Carry none of the pictures over; set down the material below exactly.

▶ [Information supplied]:
===============

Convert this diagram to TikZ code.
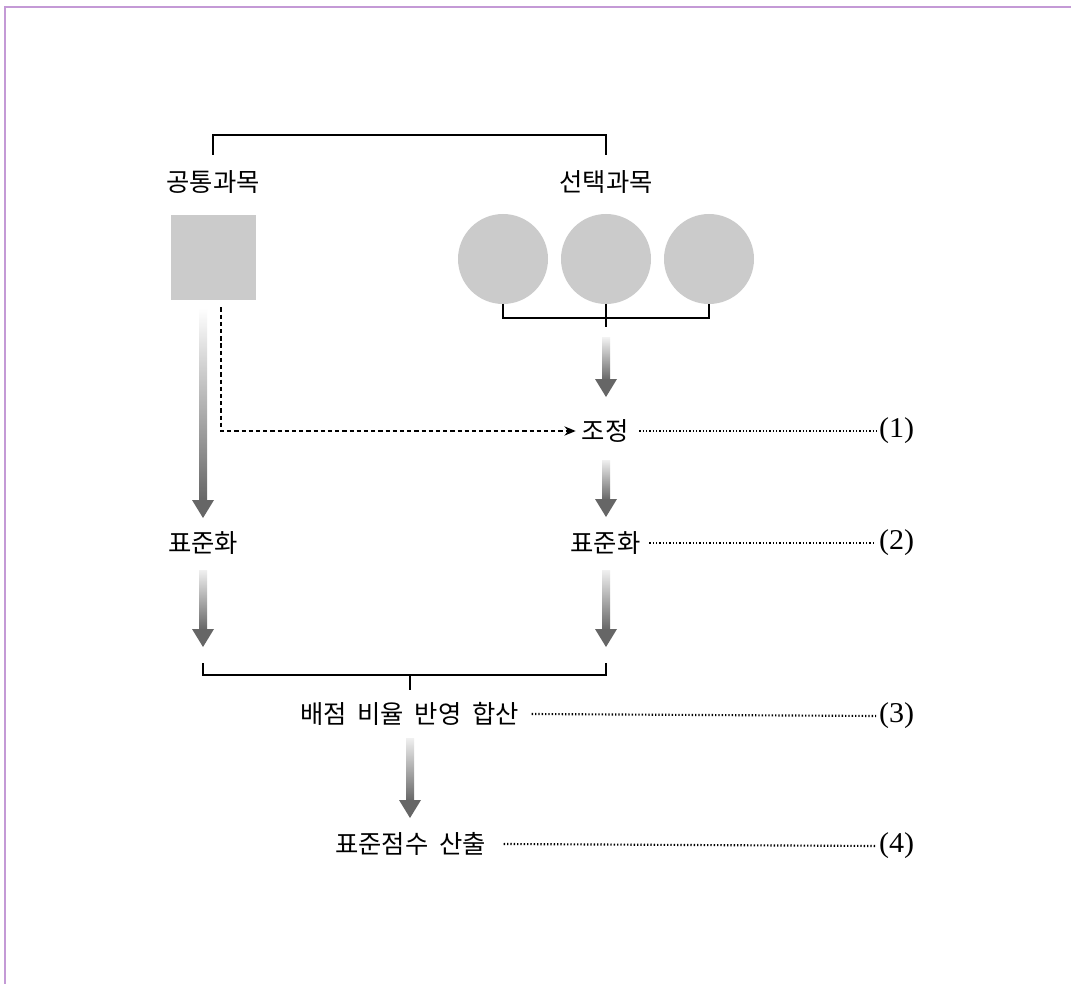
\documentclass[tikz,border=0pt]{standalone}
\usepackage{fontspec}
\usepackage{graphicx}
\setmainfont{Liberation Serif}
\newfontfamily\kr{Noto Sans CJK KR}
\usetikzlibrary{calc,arrows.meta}
\definecolor{framec}{HTML}{C49AD6}
\definecolor{shapegray}{HTML}{CBCBCB}
\definecolor{arrgray}{HTML}{666666}
\newcommand\wsp{\hspace{0.42em}}
\tikzset{
  lbl/.style={font=\kr\fontsize{19}{22}\selectfont, inner sep=0pt, outer sep=0pt},
  num/.style={font=\fontsize{21.5}{24}\selectfont, inner sep=0pt, outer sep=0pt, anchor=west},
  brk/.style={line width=1.5pt, black},
  leader/.style={line width=1.6pt, dash pattern=on 1pt off 1.5pt},
  dashline/.style={line width=0.9pt, dash pattern=on 3.2pt off 2.2pt},
  sqr/.style={fill=shapegray, minimum size=63.75pt, inner sep=0pt, outer sep=0pt},
  circ/.style={circle, fill=shapegray, minimum size=67.5pt, inner sep=0pt, outer sep=0pt},
}
\newcommand\gradarrow[3]{%
  \shade[top color=#3, bottom color=arrgray] ($(#1)+(-4,0)$) rectangle ($(#2)+(4,-17)$);
  \fill[arrgray] ($(#2)+(-11,-18)$) -- ($(#2)+(11,-18)$) -- (#2) -- cycle;
}
\begin{document}
\begin{tikzpicture}[x=0.75pt, y=-0.75pt]
\useasboundingbox (0,0) rectangle (1071,984);
\fill[white] (0,0) rectangle (1071,984);
\draw[framec, line width=1.5pt] (5,984) -- (5,7) -- (1071,7);

% nodes
\node[lbl] (common) at (213,182.5) {공통과목};
\node[lbl] (select) at (606,182.5) {선택과목};
\node[sqr] (sq) at (213.5,258) {};
\node[circ] (c1) at (503,259) {};
\node[circ] (c2) at (606,259) {};
\node[circ] (c3) at (709,259) {};
\node[lbl] (adj) at (605,431) {조정};
\node[lbl] (stdL) at (203,543) {표준화};
\node[lbl] (stdR) at (605.5,543) {표준화};
\node[lbl] (sum) at (409.5,714) {배점\wsp 비율\wsp 반영\wsp 합산};
\node[lbl] (out) at (410.5,844) {표준점수\wsp 산출};
\node[num] (n1) at (879,431) {\scalebox{1.05}[1]{(1)}};
\node[num] (n2) at (879,543) {\scalebox{1.05}[1]{(2)}};
\node[num] (n3) at (879,716) {\scalebox{1.05}[1]{(3)}};
\node[num] (n4) at (879,846) {\scalebox{1.05}[1]{(4)}};

% brackets
\draw[brk] ($(common)+(0,-27.5)$) -- ++(0,-20) -| ($(select)+(0,-27.5)$);
\draw[brk] (c1.south) -- ++(0,14) -| (c3.south);
\draw[brk] (c2.south) -- ++(0,23);

% arrow coordinates
\coordinate (a1s) at (606,338); \coordinate (a1t) at (606,397);
\coordinate (a2s) at (606,460); \coordinate (a2t) at (606,517);
\coordinate (a3s) at (203,308); \coordinate (a3t) at (203,518);
\coordinate (a4s) at (203,570); \coordinate (a4t) at (203,647);
\coordinate (a5s) at (606,570); \coordinate (a5t) at (606,647);
\coordinate (a6s) at (410,738); \coordinate (a6t) at (410,818);
\gradarrow{a1s}{a1t}{black!6}
\gradarrow{a2s}{a2t}{black!6}
\gradarrow{a3s}{a3t}{white}
\gradarrow{a4s}{a4t}{black!6}
\gradarrow{a5s}{a5t}{black!6}
\gradarrow{a6s}{a6t}{black!6}

% lower bracket
\coordinate (join) at (410,675);
\draw[brk] ($(a4t)+(0,16)$) -- ($(a4t)+(0,28)$) -- (join) -- ($(a5t)+(0,28)$) -- ($(a5t)+(0,16)$);
\draw[brk] (join) -- ++(0,15);

% dashed connector
\draw[dashline, -{Stealth[length=8.5pt,width=7pt]}] ($(sq.south)+(7.5,7)$) |- ($(adj.west)+(-6,0)$);

% leaders
\draw[leader] ($(adj.east)+(11,0)$) -- ($(n1.west)+(-3,0)$);
\draw[leader] ($(stdR.east)+(9,0)$) -- ($(n2.west)+(-3,0)$);
\draw[leader] ($(sum.east)+(13,0)$) -- ($(n3.west)+(-3,0)$);
\draw[leader] ($(out.east)+(18,0)$) -- ($(n4.west)+(-3,0)$);
\end{tikzpicture}
\end{document}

===============

▶ [Exercise answer]:
Convert this diagram to TikZ code.
\documentclass[tikz,border=0pt]{standalone}
\usepackage{fontspec}
\usepackage{graphicx}
\setmainfont{Liberation Serif}
\newfontfamily\kr{Noto Sans CJK KR}
\usetikzlibrary{calc,arrows.meta}
\definecolor{framec}{HTML}{C49AD6}
\definecolor{shapegray}{HTML}{CBCBCB}
\definecolor{arrgray}{HTML}{666666}
\newcommand\wsp{\hspace{0.42em}}
\tikzset{
  lbl/.style={font=\kr\fontsize{19}{22}\selectfont, inner sep=0pt, outer sep=0pt},
  num/.style={font=\fontsize{21.5}{24}\selectfont, inner sep=0pt, outer sep=0pt, anchor=west},
  brk/.style={line width=1.5pt, black},
  leader/.style={line width=1.6pt, dash pattern=on 1pt off 1.5pt},
  dashline/.style={line width=0.9pt, dash pattern=on 3.2pt off 2.2pt},
  sqr/.style={fill=shapegray, minimum size=63.75pt, inner sep=0pt, outer sep=0pt},
  circ/.style={circle, fill=shapegray, minimum size=67.5pt, inner sep=0pt, outer sep=0pt},
}
\newcommand\gradarrow[3]{%
  \shade[top color=#3, bottom color=arrgray] ($(#1)+(-4,0)$) rectangle ($(#2)+(4,-17)$);
  \fill[arrgray] ($(#2)+(-11,-18)$) -- ($(#2)+(11,-18)$) -- (#2) -- cycle;
}
\begin{document}
\begin{tikzpicture}[x=0.75pt, y=-0.75pt]
\useasboundingbox (0,0) rectangle (1071,984);
\fill[white] (0,0) rectangle (1071,984);
\draw[framec, line width=1.5pt] (5,984) -- (5,7) -- (1071,7);

% nodes
\node[lbl] (common) at (213,182.5) {공통과목};
\node[lbl] (select) at (606,182.5) {선택과목};
\node[sqr] (sq) at (213.5,258) {};
\node[circ] (c1) at (503,259) {};
\node[circ] (c2) at (606,259) {};
\node[circ] (c3) at (709,259) {};
\node[lbl] (adj) at (605,431) {조정};
\node[lbl] (stdL) at (203,543) {표준화};
\node[lbl] (stdR) at (605.5,543) {표준화};
\node[lbl] (sum) at (409.5,714) {배점\wsp 비율\wsp 반영\wsp 합산};
\node[lbl] (out) at (410.5,844) {표준점수\wsp 산출};
\node[num] (n1) at (879,431) {\scalebox{1.05}[1]{(1)}};
\node[num] (n2) at (879,543) {\scalebox{1.05}[1]{(2)}};
\node[num] (n3) at (879,716) {\scalebox{1.05}[1]{(3)}};
\node[num] (n4) at (879,846) {\scalebox{1.05}[1]{(4)}};

% brackets
\draw[brk] ($(common)+(0,-27.5)$) -- ++(0,-20) -| ($(select)+(0,-27.5)$);
\draw[brk] (c1.south) -- ++(0,14) -| (c3.south);
\draw[brk] (c2.south) -- ++(0,23);

% arrow coordinates
\coordinate (a1s) at (606,338); \coordinate (a1t) at (606,397);
\coordinate (a2s) at (606,460); \coordinate (a2t) at (606,517);
\coordinate (a3s) at (203,308); \coordinate (a3t) at (203,518);
\coordinate (a4s) at (203,570); \coordinate (a4t) at (203,647);
\coordinate (a5s) at (606,570); \coordinate (a5t) at (606,647);
\coordinate (a6s) at (410,738); \coordinate (a6t) at (410,818);
\gradarrow{a1s}{a1t}{black!6}
\gradarrow{a2s}{a2t}{black!6}
\gradarrow{a3s}{a3t}{white}
\gradarrow{a4s}{a4t}{black!6}
\gradarrow{a5s}{a5t}{black!6}
\gradarrow{a6s}{a6t}{black!6}

% lower bracket
\coordinate (join) at (410,675);
\draw[brk] ($(a4t)+(0,16)$) -- ($(a4t)+(0,28)$) -- (join) -- ($(a5t)+(0,28)$) -- ($(a5t)+(0,16)$);
\draw[brk] (join) -- ++(0,15);

% dashed connector
\draw[dashline, -{Stealth[length=8.5pt,width=7pt]}] ($(sq.south)+(7.5,7)$) |- ($(adj.west)+(-6,0)$);

% leaders
\draw[leader] ($(adj.east)+(11,0)$) -- ($(n1.west)+(-3,0)$);
\draw[leader] ($(stdR.east)+(9,0)$) -- ($(n2.west)+(-3,0)$);
\draw[leader] ($(sum.east)+(13,0)$) -- ($(n3.west)+(-3,0)$);
\draw[leader] ($(out.east)+(18,0)$) -- ($(n4.west)+(-3,0)$);
\end{tikzpicture}
\end{document}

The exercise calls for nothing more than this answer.